**DATA SECTION:**
────────────────

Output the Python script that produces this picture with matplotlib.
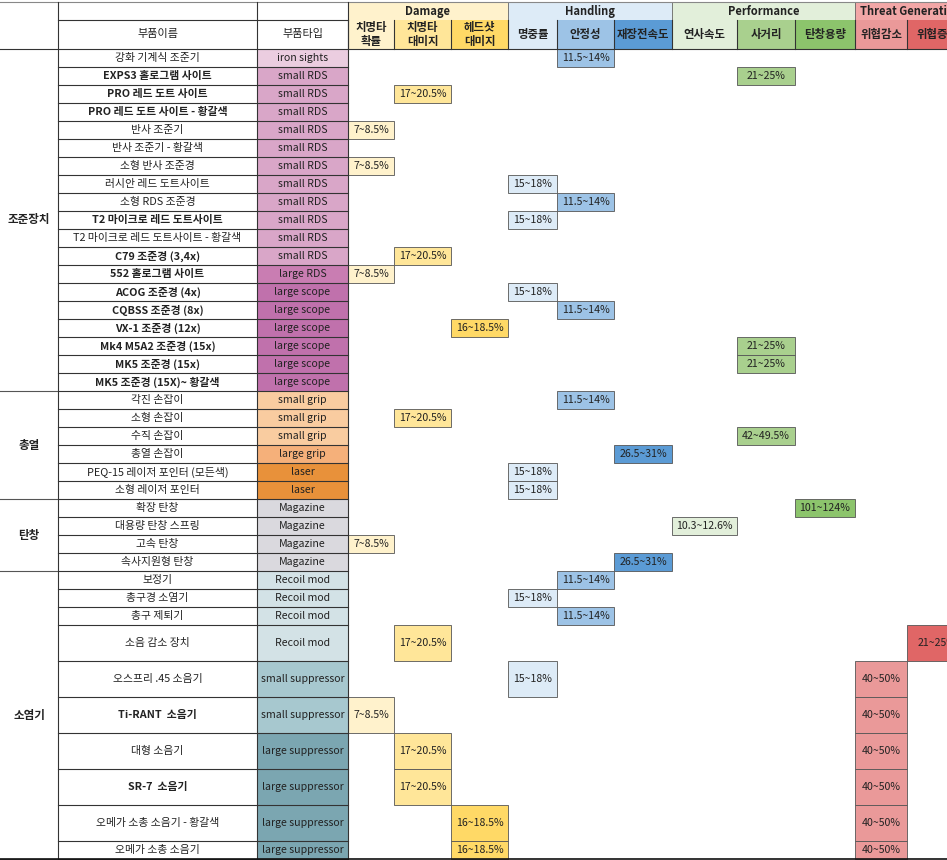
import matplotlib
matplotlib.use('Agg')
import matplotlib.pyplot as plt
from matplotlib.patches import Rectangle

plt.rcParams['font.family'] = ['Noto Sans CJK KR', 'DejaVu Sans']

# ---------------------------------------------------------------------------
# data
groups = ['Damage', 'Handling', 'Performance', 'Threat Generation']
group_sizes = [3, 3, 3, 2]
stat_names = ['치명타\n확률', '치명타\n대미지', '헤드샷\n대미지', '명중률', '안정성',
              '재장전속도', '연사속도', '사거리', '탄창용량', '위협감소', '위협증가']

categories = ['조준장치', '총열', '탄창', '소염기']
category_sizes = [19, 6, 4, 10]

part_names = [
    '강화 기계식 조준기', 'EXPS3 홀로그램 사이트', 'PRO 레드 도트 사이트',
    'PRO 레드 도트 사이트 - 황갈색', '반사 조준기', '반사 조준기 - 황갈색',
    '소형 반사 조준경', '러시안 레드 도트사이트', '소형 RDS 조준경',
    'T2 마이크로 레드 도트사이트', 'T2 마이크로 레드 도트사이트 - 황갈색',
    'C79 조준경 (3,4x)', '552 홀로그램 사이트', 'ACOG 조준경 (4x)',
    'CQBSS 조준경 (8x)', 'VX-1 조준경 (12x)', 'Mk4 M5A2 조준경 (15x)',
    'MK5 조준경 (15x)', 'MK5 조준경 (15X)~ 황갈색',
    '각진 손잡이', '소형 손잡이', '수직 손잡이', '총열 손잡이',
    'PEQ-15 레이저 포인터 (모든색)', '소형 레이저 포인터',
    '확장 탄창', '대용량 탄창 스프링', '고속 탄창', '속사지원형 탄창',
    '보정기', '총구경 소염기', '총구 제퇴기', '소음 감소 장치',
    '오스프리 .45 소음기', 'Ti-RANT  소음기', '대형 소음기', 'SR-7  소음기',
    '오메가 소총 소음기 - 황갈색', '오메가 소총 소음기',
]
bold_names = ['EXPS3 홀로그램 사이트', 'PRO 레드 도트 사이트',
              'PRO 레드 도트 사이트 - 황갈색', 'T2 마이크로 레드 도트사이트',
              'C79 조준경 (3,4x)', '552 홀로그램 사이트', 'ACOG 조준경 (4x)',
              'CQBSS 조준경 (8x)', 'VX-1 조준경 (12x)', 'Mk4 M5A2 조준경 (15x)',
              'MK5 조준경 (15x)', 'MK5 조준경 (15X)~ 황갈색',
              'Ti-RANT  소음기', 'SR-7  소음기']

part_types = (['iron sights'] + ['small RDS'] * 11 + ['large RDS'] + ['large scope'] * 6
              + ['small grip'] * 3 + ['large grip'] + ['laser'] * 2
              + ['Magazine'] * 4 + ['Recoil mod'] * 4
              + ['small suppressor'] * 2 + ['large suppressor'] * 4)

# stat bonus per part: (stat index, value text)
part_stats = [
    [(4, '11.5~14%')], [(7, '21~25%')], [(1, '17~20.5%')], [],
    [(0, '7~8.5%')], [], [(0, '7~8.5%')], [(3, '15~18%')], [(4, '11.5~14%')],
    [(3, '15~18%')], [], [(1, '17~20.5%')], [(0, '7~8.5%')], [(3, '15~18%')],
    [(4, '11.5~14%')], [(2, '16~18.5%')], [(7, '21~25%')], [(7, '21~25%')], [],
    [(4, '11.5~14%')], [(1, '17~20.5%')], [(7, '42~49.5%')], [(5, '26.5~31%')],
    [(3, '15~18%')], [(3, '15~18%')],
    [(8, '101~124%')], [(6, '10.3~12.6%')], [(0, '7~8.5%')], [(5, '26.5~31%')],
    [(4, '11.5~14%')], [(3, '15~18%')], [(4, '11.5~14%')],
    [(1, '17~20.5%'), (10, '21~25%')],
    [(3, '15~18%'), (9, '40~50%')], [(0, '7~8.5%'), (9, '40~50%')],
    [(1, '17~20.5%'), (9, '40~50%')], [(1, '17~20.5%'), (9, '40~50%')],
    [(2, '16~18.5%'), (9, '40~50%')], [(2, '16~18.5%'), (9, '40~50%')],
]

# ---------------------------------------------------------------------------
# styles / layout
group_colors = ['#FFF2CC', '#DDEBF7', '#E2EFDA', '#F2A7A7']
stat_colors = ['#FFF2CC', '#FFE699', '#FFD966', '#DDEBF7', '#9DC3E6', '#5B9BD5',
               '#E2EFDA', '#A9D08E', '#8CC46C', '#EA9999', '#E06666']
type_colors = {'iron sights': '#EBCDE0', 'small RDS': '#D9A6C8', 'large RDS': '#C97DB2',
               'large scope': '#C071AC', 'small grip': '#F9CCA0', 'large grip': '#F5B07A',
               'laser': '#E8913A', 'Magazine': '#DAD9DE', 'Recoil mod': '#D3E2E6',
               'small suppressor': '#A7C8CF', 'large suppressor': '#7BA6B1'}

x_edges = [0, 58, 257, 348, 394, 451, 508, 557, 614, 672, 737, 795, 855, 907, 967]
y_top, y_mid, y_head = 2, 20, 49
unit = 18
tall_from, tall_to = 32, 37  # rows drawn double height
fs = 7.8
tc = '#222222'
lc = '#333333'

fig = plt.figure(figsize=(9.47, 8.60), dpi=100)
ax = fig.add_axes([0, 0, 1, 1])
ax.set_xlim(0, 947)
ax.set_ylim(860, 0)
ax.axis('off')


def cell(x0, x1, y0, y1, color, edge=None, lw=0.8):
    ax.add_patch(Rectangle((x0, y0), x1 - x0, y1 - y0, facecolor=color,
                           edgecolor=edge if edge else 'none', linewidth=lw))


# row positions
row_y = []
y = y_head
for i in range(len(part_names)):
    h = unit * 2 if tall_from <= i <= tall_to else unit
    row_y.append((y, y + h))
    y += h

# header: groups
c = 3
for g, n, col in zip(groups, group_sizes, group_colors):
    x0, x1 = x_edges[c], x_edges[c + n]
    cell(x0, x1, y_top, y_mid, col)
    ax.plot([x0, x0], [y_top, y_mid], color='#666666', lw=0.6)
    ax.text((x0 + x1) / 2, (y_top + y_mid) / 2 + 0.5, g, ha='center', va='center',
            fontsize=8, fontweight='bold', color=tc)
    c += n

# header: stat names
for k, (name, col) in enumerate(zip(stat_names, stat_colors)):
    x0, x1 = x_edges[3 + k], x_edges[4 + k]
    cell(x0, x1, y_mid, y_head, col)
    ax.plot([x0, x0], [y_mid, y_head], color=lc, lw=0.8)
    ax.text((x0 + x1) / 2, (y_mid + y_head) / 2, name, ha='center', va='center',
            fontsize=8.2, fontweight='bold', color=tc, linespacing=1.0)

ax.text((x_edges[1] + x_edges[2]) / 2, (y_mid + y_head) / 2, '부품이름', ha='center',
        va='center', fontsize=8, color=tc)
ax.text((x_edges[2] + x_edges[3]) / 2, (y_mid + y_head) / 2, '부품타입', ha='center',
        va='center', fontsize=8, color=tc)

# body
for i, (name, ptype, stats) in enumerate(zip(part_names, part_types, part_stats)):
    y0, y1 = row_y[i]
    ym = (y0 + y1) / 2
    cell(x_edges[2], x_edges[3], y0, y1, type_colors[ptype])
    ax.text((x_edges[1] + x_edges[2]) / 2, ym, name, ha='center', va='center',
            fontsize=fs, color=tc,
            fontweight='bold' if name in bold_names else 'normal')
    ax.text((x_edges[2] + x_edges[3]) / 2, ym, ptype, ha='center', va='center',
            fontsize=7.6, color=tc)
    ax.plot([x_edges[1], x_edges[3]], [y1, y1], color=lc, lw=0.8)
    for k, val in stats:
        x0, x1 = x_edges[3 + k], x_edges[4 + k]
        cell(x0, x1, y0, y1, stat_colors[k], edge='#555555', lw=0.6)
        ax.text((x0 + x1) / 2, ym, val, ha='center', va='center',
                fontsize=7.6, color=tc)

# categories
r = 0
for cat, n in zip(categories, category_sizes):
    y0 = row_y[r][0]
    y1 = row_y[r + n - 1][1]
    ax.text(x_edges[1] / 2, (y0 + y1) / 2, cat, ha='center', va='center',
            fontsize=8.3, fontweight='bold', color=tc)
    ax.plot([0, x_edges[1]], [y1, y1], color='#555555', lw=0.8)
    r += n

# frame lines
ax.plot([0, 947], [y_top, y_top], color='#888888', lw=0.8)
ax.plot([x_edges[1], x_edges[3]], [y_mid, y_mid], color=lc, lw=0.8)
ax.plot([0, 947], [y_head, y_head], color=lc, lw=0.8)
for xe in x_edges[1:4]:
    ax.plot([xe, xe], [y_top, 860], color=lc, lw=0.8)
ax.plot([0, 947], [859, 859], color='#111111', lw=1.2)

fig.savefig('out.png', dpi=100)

────────────────

**EXERCISE TASK:** Starting at the top of the listing above, reproduce each line up to and including the one with "plt.rcParams['font.family'] = ['Noto"; omit the pictures.

**RESULT OF THIS TASK:**
Output the Python script that produces this picture with matplotlib.
import matplotlib
matplotlib.use('Agg')
import matplotlib.pyplot as plt
from matplotlib.patches import Rectangle

plt.rcParams['font.family'] = ['Noto Sans CJK KR', 'DejaVu Sans']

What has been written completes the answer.